Jesus confronts this reality directly in Matthew 11:28 when He says, “Come to me, all who labor and are heavy laden, and I will give you rest.” It is vital to observe what He does not offer in this moment. He does not provide a new time-management framework, a better organizational strategy, or a lifestyle adjustment. He offers His own presence. The rest He gives is the deep internal quiet that comes from total surrender. It is the steady confidence that God remains sovereign when we finally stop trying to manage the universe.
When we intentionally practice stillness, we are performing a radical act of faith, declaring that God’s kingdom moves forward when our hands are open and still. The world continues to turn because He holds it together, not us. Psalm 46:10 commands us to “Be still, and know that I am God.”
Stillness is not a synonym for laziness. It is a deliberate, difficult discipline where we force our minds to trust God’s character more than our own frantic activity.
Practical Application
Today, choose a specific thirty-minute block to disconnect entirely from your digital devices. Turn off your phone, close your laptop, and sit in a quiet room with open hands. Use this time to explicitly name the anxieties you are carrying, and verbally hand the outcome of those situations over to God.
Reflection Questions
· What specific responsibility or outcome am I holding onto today that belongs to God?

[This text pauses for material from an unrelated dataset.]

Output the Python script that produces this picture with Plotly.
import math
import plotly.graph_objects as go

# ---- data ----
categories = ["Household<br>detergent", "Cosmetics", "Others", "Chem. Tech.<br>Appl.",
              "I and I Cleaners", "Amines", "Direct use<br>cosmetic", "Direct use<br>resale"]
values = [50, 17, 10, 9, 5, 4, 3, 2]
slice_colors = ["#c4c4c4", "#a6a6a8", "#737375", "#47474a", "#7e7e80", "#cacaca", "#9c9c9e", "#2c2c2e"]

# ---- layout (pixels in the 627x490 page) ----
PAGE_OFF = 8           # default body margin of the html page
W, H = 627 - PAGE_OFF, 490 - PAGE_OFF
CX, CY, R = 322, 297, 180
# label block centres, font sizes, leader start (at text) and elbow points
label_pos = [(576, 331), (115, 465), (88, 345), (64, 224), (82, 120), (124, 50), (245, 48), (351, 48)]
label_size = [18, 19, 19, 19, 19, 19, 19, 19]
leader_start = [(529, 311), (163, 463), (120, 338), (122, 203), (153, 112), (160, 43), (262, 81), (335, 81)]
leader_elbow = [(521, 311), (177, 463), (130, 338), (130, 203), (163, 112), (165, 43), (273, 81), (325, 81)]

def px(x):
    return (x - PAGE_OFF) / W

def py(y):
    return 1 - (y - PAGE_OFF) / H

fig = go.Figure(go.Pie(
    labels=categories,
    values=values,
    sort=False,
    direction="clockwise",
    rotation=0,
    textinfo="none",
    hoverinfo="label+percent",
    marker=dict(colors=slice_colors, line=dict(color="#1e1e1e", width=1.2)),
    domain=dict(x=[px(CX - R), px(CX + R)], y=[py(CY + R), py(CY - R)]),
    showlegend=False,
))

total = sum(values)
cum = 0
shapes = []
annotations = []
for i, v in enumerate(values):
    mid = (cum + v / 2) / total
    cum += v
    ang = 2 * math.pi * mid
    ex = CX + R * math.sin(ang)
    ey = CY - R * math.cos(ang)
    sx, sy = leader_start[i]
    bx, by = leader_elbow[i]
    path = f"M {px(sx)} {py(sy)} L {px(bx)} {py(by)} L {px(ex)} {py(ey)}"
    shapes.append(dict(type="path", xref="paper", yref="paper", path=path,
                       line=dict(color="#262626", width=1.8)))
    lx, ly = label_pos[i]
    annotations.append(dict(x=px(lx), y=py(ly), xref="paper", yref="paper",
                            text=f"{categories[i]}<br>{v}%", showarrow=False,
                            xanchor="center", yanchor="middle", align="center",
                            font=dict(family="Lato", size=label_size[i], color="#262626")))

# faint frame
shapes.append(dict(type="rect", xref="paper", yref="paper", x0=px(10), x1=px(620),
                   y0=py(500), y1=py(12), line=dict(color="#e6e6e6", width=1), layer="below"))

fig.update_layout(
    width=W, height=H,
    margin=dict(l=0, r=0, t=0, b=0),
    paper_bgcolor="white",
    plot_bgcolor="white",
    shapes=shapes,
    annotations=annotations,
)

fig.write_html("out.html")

· Do my daily habits reflect a deep trust in God’s sovereignty, or do they look like a desperate attempt to control my own destiny?
Prayer
Father, teach us how to rest our souls in Your presence. Forgive us for the pride that makes us believe everything will fall apart if we stop working. Give us the courage to step away from our labor, the humility to acknowledge our limitations, and the faith to trust Your daily provision. Quiet our anxious minds today. Amen.